- Work required -
The lines from the top of the material below through the line containing "const ref = useRef<HTMLDivElement>(null);" are to be printed exactly, with pictures omitted.

- Records for this task -

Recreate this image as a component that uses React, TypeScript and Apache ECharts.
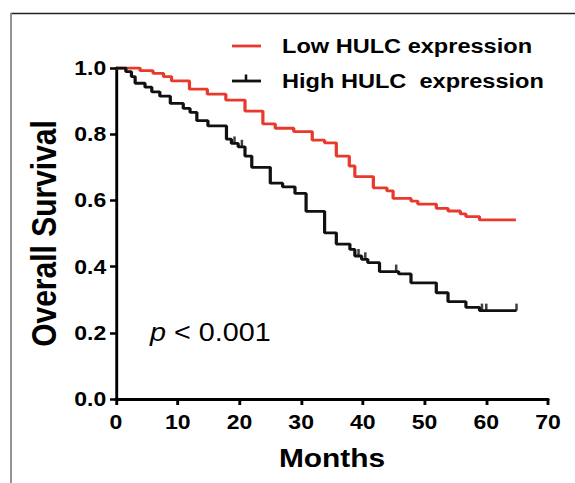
import React, { useEffect, useRef } from "react";
import * as echarts from "echarts";

// Kaplan–Meier steps: [month, survival after the drop]
const lowMonths = [0, 3.9, 6.0, 7.7, 9.0, 11.9, 14.8, 17.8, 20.9, 23.8, 25.8, 28.8, 31.8, 33.8, 35.7, 37.8, 38.7, 41.7, 43.9, 44.9, 47.8, 48.9, 51.9, 53.8, 55.8, 56.7, 58.9, 64.8];
const lowSurvival = [1.0, 0.992, 0.984, 0.974, 0.961, 0.936, 0.921, 0.903, 0.87, 0.831, 0.818, 0.808, 0.782, 0.774, 0.734, 0.704, 0.672, 0.638, 0.629, 0.606, 0.598, 0.589, 0.576, 0.568, 0.559, 0.551, 0.541, 0.541];

const highMonths = [0, 1.6, 2.5, 3.1, 4.7, 5.8, 7.1, 8.8, 10.9, 12.0, 13.1, 14.9, 17.9, 18.7, 19.8, 20.9, 22.0, 25.0, 27.0, 29.0, 30.8, 33.8, 35.7, 37.9, 38.7, 39.8, 40.8, 42.7, 45.8, 47.8, 51.9, 53.8, 56.7, 58.9, 64.9];
const highSurvival = [1.0, 0.989, 0.974, 0.954, 0.942, 0.928, 0.915, 0.893, 0.878, 0.866, 0.841, 0.825, 0.785, 0.772, 0.762, 0.734, 0.7, 0.652, 0.641, 0.621, 0.567, 0.502, 0.468, 0.452, 0.432, 0.422, 0.412, 0.385, 0.378, 0.351, 0.321, 0.294, 0.277, 0.267, 0.267];

const censorMonths = [19.2, 20.4, 39.3, 40.4, 45.4, 59.3, 60.0, 64.9];
const censorSurvival = [0.772, 0.762, 0.432, 0.422, 0.385, 0.267, 0.267, 0.267];

const xTicks = [0, 10, 20, 30, 40, 50, 60, 70];
const yTicks = [0, 0.2, 0.4, 0.6, 0.8, 1.0];

const seriesNames = ["Low HULC expression", "High HULC  expression"];

const K = 1.15; // horizontal stretch of the original figure
const W = 575 / K;
const H = 483;
const FONT = "'Liberation Sans', Arial, Helvetica, sans-serif";
const RED = "#e8392c";
const BLACK = "#111111";

export default function App() {
  const ref = useRef<HTMLDivElement>(null);

  useEffect(() => {
    if (!ref.current) return;
    const chart = echarts.init(ref.current, undefined, { renderer: "svg" });
    const lowData = lowMonths.map((m, i) => [m, lowSurvival[i]]);
    const highData = highMonths.map((m, i) => [m, highSurvival[i]]);
    const censorData = censorMonths.map((m, i) => [m, censorSurvival[i]]);

    const sx = (x: number) => x / K;

    chart.setOption({
      animation: false,
      backgroundColor: "#ffffff",
      grid: { left: sx(116), right: W - sx(548), top: 68, bottom: 84, containLabel: false },
      xAxis: {
        type: "value",
        min: xTicks[0],
        max: xTicks[xTicks.length - 1],
        interval: 10,
        name: "Months",
        nameLocation: "middle",
        nameGap: 46,
        nameTextStyle: { fontFamily: FONT, fontWeight: "bold", fontSize: 26, color: "#000" },
        axisLine: { show: true, onZero: false, lineStyle: { color: "#000", width: 2.8 } },
        axisTick: { show: true, length: 6, lineStyle: { color: "#000", width: 2.5 } },
        axisLabel: { margin: 13, fontFamily: FONT, fontWeight: "bold", fontSize: 20, color: "#000" },
        splitLine: { show: false },
      },
      yAxis: {
        type: "value",
        min: yTicks[0],
        max: yTicks[yTicks.length - 1],
        interval: 0.2,
        name: "Overall Survival",
        nameLocation: "middle",
        nameGap: 47,
        nameTextStyle: { fontFamily: FONT, fontWeight: "bold", fontSize: 30, color: "#000" },
        axisLine: { show: true, onZero: false, lineStyle: { color: "#000", width: 2.5 } },
        axisTick: { show: true, length: 5.2, lineStyle: { color: "#000", width: 2.5 } },
        axisLabel: {
          margin: 8.5,
          fontFamily: FONT,
          fontWeight: "bold",
          fontSize: 20,
          color: "#000",
          formatter: (v: number) => v.toFixed(1),
        },
        splitLine: { show: false },
      },
      series: [
        {
          name: seriesNames[0],
          type: "line",
          step: "end",
          data: lowData,
          showSymbol: false,
          symbol: "none",
          lineStyle: { color: RED, width: 2.8 },
          z: 3,
        },
        {
          name: seriesNames[1],
          type: "line",
          step: "end",
          data: highData,
          showSymbol: false,
          symbol: "none",
          lineStyle: { color: BLACK, width: 2.8 },
          z: 4,
        },
        {
          name: "censored",
          type: "scatter",
          data: censorData,
          symbol: "rect",
          symbolSize: [2.2, 7],
          symbolOffset: [0, -3.5],
          itemStyle: { color: BLACK },
          z: 5,
        },
      ],
      graphic: [
        // frame of the original figure
        { type: "line", shape: { x1: sx(11), y1: 13.5, x2: W + 5, y2: 13.5 }, style: { stroke: "#222", lineWidth: 1.6 } },
        { type: "line", shape: { x1: sx(11), y1: 13, x2: sx(11), y2: H + 5 }, style: { stroke: "#8a8a8a", lineWidth: 1.6 } },
        // legend
        { type: "line", shape: { x1: sx(232), y1: 46, x2: sx(261), y2: 46 }, style: { stroke: RED, lineWidth: 2.8 } },
        {
          type: "text",
          x: sx(282),
          y: 46,
          style: { text: seriesNames[0], fontFamily: FONT, fontWeight: "bold", fontSize: 20.5, fill: "#000", verticalAlign: "middle", align: "left" },
        },
        { type: "line", shape: { x1: sx(232), y1: 81, x2: sx(261), y2: 81 }, style: { stroke: BLACK, lineWidth: 2.8 } },
        { type: "line", shape: { x1: sx(246), y1: 74.5, x2: sx(246), y2: 81 }, style: { stroke: BLACK, lineWidth: 2.2 } },
        {
          type: "text",
          x: sx(282),
          y: 81,
          style: { text: seriesNames[1], fontFamily: FONT, fontWeight: "bold", fontSize: 20.5, fill: "#000", verticalAlign: "middle", align: "left" },
        },
        // p value
        {
          type: "text",
          x: sx(150),
          y: 333,
          style: {
            text: "{i|p} < 0.001",
            fontFamily: FONT,
            fontSize: 25,
            fill: "#000",
            verticalAlign: "middle",
            align: "left",
            rich: { i: { fontStyle: "italic", fontFamily: FONT, fontSize: 25, fill: "#000" } },
          },
        },
      ],
    });
    return () => chart.dispose();
  }, []);

  return (
    <div
      ref={ref}
      style={{
        position: "absolute",
        left: 0,
        top: 0,
        width: W,
        height: H,
        transform: `scaleX(${K})`,
        transformOrigin: "0 0",
        background: "#fff",
      }}
    />
  );
}
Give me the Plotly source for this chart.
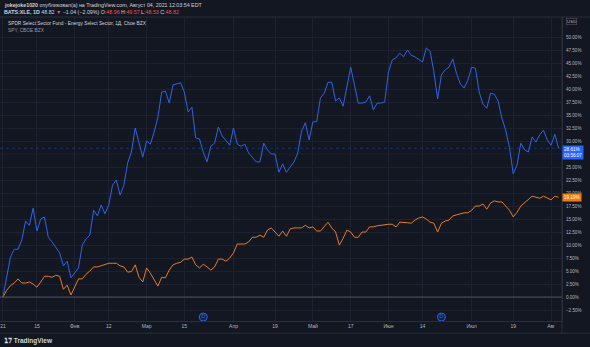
import pandas as pd
import plotly.graph_objects as go

# ---- data ----
holidays = ["2021-01-18", "2021-02-15", "2021-04-02", "2021-05-31", "2021-07-05"]
dates = [d.strftime("%Y-%m-%d") for d in
         pd.bdate_range("2021-01-04", "2021-08-04", freq="C", holidays=holidays)]

xle_pct = [0, 4.0, 7.7, 9.2, 9.2, 11, 14.6, 13.8, 17.1, 12.7,
           15, 15.4, 11.5, 10.6, 9.5, 8.5, 6, 6.9, 3.7, 4.6,
           5.6, 10, 11.2, 11.9, 16.7, 15.6, 17.7, 16, 17.7, 21.5,
           22.5, 19.6, 21.5, 25.8, 27.9, 32.5, 29.8, 26.9, 30, 29.4,
           31.7, 34.6, 39.4, 39.6, 37.3, 40.8, 41, 41.2, 39.4, 35.6,
           36.5, 30.6, 30.4, 27.9, 26, 29, 29.6, 32.7, 31.0, 30.0,
           29.2, 32.5, 29.4, 29, 29.4, 27.7, 26.8, 26, 26, 29.6,
           28.3, 27.5, 27.5, 24, 25.6, 24, 25, 26, 27.7, 31.9,
           33.5, 30.2, 33.7, 33.7, 38.3, 39.2, 41.3, 41.3, 37.7, 38.3,
           36.7, 40.5, 44.2, 40.8, 37.3, 37.3, 37.5, 38.7, 36, 37.3,
           37.3, 37.5, 43.3, 45.6, 46, 46.9, 46.2, 47.5, 46.5, 46.2,
           45.7, 45.2, 47.9, 47.3, 43.3, 38.1, 42.7, 43.7, 44.2, 45.8,
           43, 41, 40.2, 41.7, 44.2, 44, 39.4, 37.1, 36.3, 39.2,
           39, 37.7, 34.4, 32.1, 28.8, 23.7, 25.4, 29.6, 28.3, 27.9,
           30.8, 29.8, 31.2, 32.1, 30.2, 29.2, 31.3, 28.61]

spy_pct = [0, 1.3, 2.2, 2.7, 3.5, 2.7, 2.7, 2.9, 2.5, 1.9,
           2.9, 4, 4, 3.8, 4.2, 4, 1.5, 2.3, 0.4, 1.9,
           3.5, 3.5, 4.4, 5, 5.8, 5.8, 6, 6.3, 6.5, 6.5,
           6.5, 6, 5.8, 4.8, 4.9, 6.2, 3.8, 2.9, 5.6, 4.6,
           3.4, 2.1, 3.8, 3.7, 5.2, 6.2, 6.5, 6.7, 7.3, 7.3,
           7.7, 6.2, 5.6, 6.3, 5.8, 5.2, 5.8, 7.3, 7.3, 6.9,
           7.5, 8.5, 10.2, 10.2, 10.2, 10.6, 11.5, 11.5, 11.9, 11.5,
           12.9, 13.3, 12.5, 11.7, 12.7, 11.7, 13.1, 13.3, 13.3, 13.3,
           13.8, 13.3, 13.5, 12.7, 12.7, 13.6, 14.4, 13.3, 12.5, 10,
           11.3, 12.9, 12.5, 11.5, 11.5, 12.5, 12.5, 13.5, 13.5, 13.7,
           13.8, 14, 14, 14, 13.5, 14.4, 14.4, 14.3, 14.2, 14.8,
           15.2, 15.4, 15, 14.4, 14.2, 12.5, 14.2, 14.6, 14.8, 15.6,
           15.8, 16, 16.2, 16.2, 16.7, 17.5, 17.5, 17.9, 16.9, 18.1,
           18.5, 18.3, 18.3, 17.5, 16.7, 15.4, 16.3, 17.5, 18.1, 18.7,
           19.4, 19.2, 19, 19.4, 19, 18.7, 19.4, 19.19]

tick_dates = ["2021-01-04", "2021-01-15", "2021-02-01", "2021-02-12", "2021-03-01",
              "2021-03-15", "2021-04-01", "2021-04-19", "2021-05-03", "2021-05-17",
              "2021-06-01", "2021-06-14", "2021-07-01", "2021-07-19", "2021-08-02"]
tick_text = ["21", "15", "Фев", "12", "Мар", "15", "Апр", "19", "Май", "17",
             "Июн", "14", "Июл", "19", "Авг"]

# price-scale ticks; 27.50% sits under the last-value badge in the reference
y_ticks = [-2.5, 0, 2.5, 5, 7.5, 10, 12.5, 15, 17.5, 20, 22.5, 25,
           30, 32.5, 35, 37.5, 40, 42.5, 45, 47.5, 50]
y_text = [("−" if v < 0 else "") + f"{abs(v):.2f}%" for v in y_ticks]
grid_only = [27.5]

dividend_dates = ["2021-03-22", "2021-06-21"]

BG = "#131722"
GRID = "#1e2230"
BLUE = "#2f63e8"
ORANGE = "#e87b22"
TXT = "#b2b5be"
FONT = "Liberation Sans"

fig = go.Figure()
fig.add_trace(go.Scatter(x=dates, y=spy_pct, mode="lines",
                         line=dict(color=ORANGE, width=1), hoverinfo="skip"))
fig.add_trace(go.Scatter(x=dates, y=xle_pct, mode="lines",
                         line=dict(color=BLUE, width=1), hoverinfo="skip"))
fig.add_trace(go.Scatter(x=dividend_dates, y=[0.013] * len(dividend_dates), yaxis="y2",
                         mode="markers+text", text=["D"] * len(dividend_dates),
                         textposition="middle center",
                         textfont=dict(color=BLUE, size=5, family=FONT),
                         marker=dict(size=8, color="rgba(41,98,255,0.15)",
                                     line=dict(color=BLUE, width=1)),
                         hoverinfo="skip"))

# grid line for the hidden tick, zero line and last-price line
for g in grid_only:
    fig.add_hline(y=g, line=dict(color=GRID, width=1), layer="below")
fig.add_hline(y=0, line=dict(color="#505462", width=1))
fig.add_hline(y=xle_pct[-1], line=dict(color="rgba(47,99,232,0.35)", width=1, dash="dot"))

fig.update_layout(
    width=590, height=347,
    margin=dict(l=0, r=28, t=17, b=26),
    paper_bgcolor=BG, plot_bgcolor=BG,
    showlegend=False,
    font=dict(family=FONT, color=TXT, size=5),
    xaxis=dict(type="category", range=[-0.77, 147.9],
               tickmode="array", tickvals=tick_dates, ticktext=tick_text,
               showgrid=True, gridcolor=GRID, gridwidth=1,
               zeroline=False, showline=True, linecolor="#2a2e39",
               ticks="", tickfont=dict(size=5, color=TXT), automargin=False),
    yaxis=dict(side="right", range=[-4.6, 53.85],
               tickmode="array", tickvals=y_ticks, ticktext=y_text,
               showgrid=True, gridcolor=GRID, gridwidth=1,
               zeroline=False, showline=True, linecolor="#2a2e39",
               ticks="", ticklabelstandoff=2,
               tickfont=dict(size=4.6, color=TXT), automargin=False),
    yaxis2=dict(overlaying="y", range=[0, 1], visible=False),
)

ann = []
# header
ann.append(dict(xref="paper", yref="paper", x=0.004, y=1.0395, xanchor="left", yanchor="middle",
                showarrow=False, font=dict(size=5.3, color="#d1d4dc", family=FONT),
                text="<b>jokejoke1020</b> опубликовал(а) на TradingView.com, Август 04, 2021 12:03:54 EDT"))
ann.append(dict(xref="paper", yref="paper", x=0.004, y=1.018, xanchor="left", yanchor="middle",
                showarrow=False, font=dict(size=5.3, color="#d1d4dc", family=FONT),
                text="<b>BATS:XLE, 1D</b> 48.82 <span style='color:#ef5350'>▼</span> −1.04 (−2.09%) "
                     "O:<span style='color:#ef5350'>48.96</span> H:<span style='color:#ef5350'>49.57</span> "
                     "L:<span style='color:#ef5350'>48.53</span> C:<span style='color:#ef5350'>48.82</span>"))
# legend
ann.append(dict(xref="paper", yref="paper", x=0.01, y=0.977, xanchor="left", yanchor="middle",
                showarrow=False, font=dict(size=4.8, color="#d1d4dc", family=FONT),
                text="SPDR Select Sector Fund - Energy Select Sector, 1Д, Cboe BZX"))
ann.append(dict(xref="paper", yref="paper", x=0.01, y=0.957, xanchor="left", yanchor="middle",
                showarrow=False, font=dict(size=4.8, color="#9598a1", family=FONT),
                text="SPY, CBOE BZX"))
# price badges
ann.append(dict(xref="paper", yref="y", x=1.0, y=xle_pct[-1], xanchor="left", yanchor="top",
                yshift=3, showarrow=False, bgcolor="#2962ff", borderpad=1,
                font=dict(size=4.6, color="#ffffff", family=FONT),
                text=f"{xle_pct[-1]:.2f}%<br>03:56:07", align="left"))
ann.append(dict(xref="paper", yref="y", x=1.0, y=spy_pct[-1], xanchor="left", yanchor="middle",
                showarrow=False, bgcolor="#f57c00", borderpad=1,
                font=dict(size=4.6, color="#ffffff", family=FONT),
                text=f"{spy_pct[-1]:.2f}%"))
# USD badge
ann.append(dict(xref="paper", yref="paper", x=1.008, y=0.985, xanchor="left", yanchor="middle",
                showarrow=False, bgcolor=BG, bordercolor="#50535e", borderwidth=0.6, borderpad=0.5,
                font=dict(size=4.4, color=TXT, family=FONT), text="USD"))
# footer
ann.append(dict(xref="paper", yref="paper", x=0.004, y=-0.066, xanchor="left", yanchor="middle",
                showarrow=False, font=dict(size=6.5, color="#d1d4dc", family=FONT),
                text="<b>𝟣𝟩</b> <b>TradingView</b>"))
fig.update_layout(annotations=ann)

# pane frame lines
fig.add_shape(type="line", xref="paper", yref="paper", x0=0, x1=1.05, y0=1, y1=1,
              line=dict(color="#2a2e39", width=1))
fig.add_shape(type="line", xref="paper", yref="paper", x0=0, x1=1.05, y0=-0.04, y1=-0.04,
              line=dict(color="#2a2e39", width=1))
fig.add_shape(type="line", xref="paper", yref="paper", x0=1, x1=1, y0=-0.04, y1=1,
              line=dict(color="#2a2e39", width=1))

fig.write_html("out.html")
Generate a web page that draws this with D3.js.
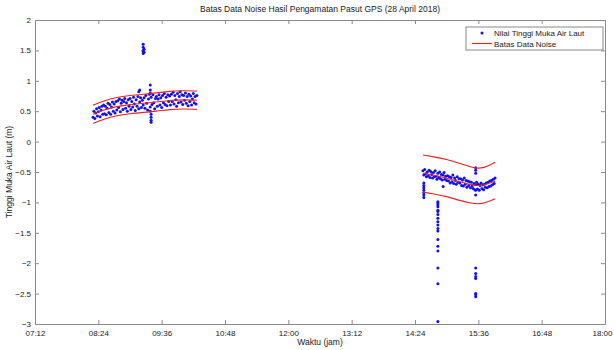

- Full output -
Recreate this image as a component that uses React, TypeScript and Apache ECharts.
import React, { useEffect, useRef } from "react";
import * as echarts from "echarts";

// Kaplan–Meier steps: [month, survival after the drop]
const lowMonths = [0, 3.9, 6.0, 7.7, 9.0, 11.9, 14.8, 17.8, 20.9, 23.8, 25.8, 28.8, 31.8, 33.8, 35.7, 37.8, 38.7, 41.7, 43.9, 44.9, 47.8, 48.9, 51.9, 53.8, 55.8, 56.7, 58.9, 64.8];
const lowSurvival = [1.0, 0.992, 0.984, 0.974, 0.961, 0.936, 0.921, 0.903, 0.87, 0.831, 0.818, 0.808, 0.782, 0.774, 0.734, 0.704, 0.672, 0.638, 0.629, 0.606, 0.598, 0.589, 0.576, 0.568, 0.559, 0.551, 0.541, 0.541];

const highMonths = [0, 1.6, 2.5, 3.1, 4.7, 5.8, 7.1, 8.8, 10.9, 12.0, 13.1, 14.9, 17.9, 18.7, 19.8, 20.9, 22.0, 25.0, 27.0, 29.0, 30.8, 33.8, 35.7, 37.9, 38.7, 39.8, 40.8, 42.7, 45.8, 47.8, 51.9, 53.8, 56.7, 58.9, 64.9];
const highSurvival = [1.0, 0.989, 0.974, 0.954, 0.942, 0.928, 0.915, 0.893, 0.878, 0.866, 0.841, 0.825, 0.785, 0.772, 0.762, 0.734, 0.7, 0.652, 0.641, 0.621, 0.567, 0.502, 0.468, 0.452, 0.432, 0.422, 0.412, 0.385, 0.378, 0.351, 0.321, 0.294, 0.277, 0.267, 0.267];

const censorMonths = [19.2, 20.4, 39.3, 40.4, 45.4, 59.3, 60.0, 64.9];
const censorSurvival = [0.772, 0.762, 0.432, 0.422, 0.385, 0.267, 0.267, 0.267];

const xTicks = [0, 10, 20, 30, 40, 50, 60, 70];
const yTicks = [0, 0.2, 0.4, 0.6, 0.8, 1.0];

const seriesNames = ["Low HULC expression", "High HULC  expression"];

const K = 1.15; // horizontal stretch of the original figure
const W = 575 / K;
const H = 483;
const FONT = "'Liberation Sans', Arial, Helvetica, sans-serif";
const RED = "#e8392c";
const BLACK = "#111111";

export default function App() {
  const ref = useRef<HTMLDivElement>(null);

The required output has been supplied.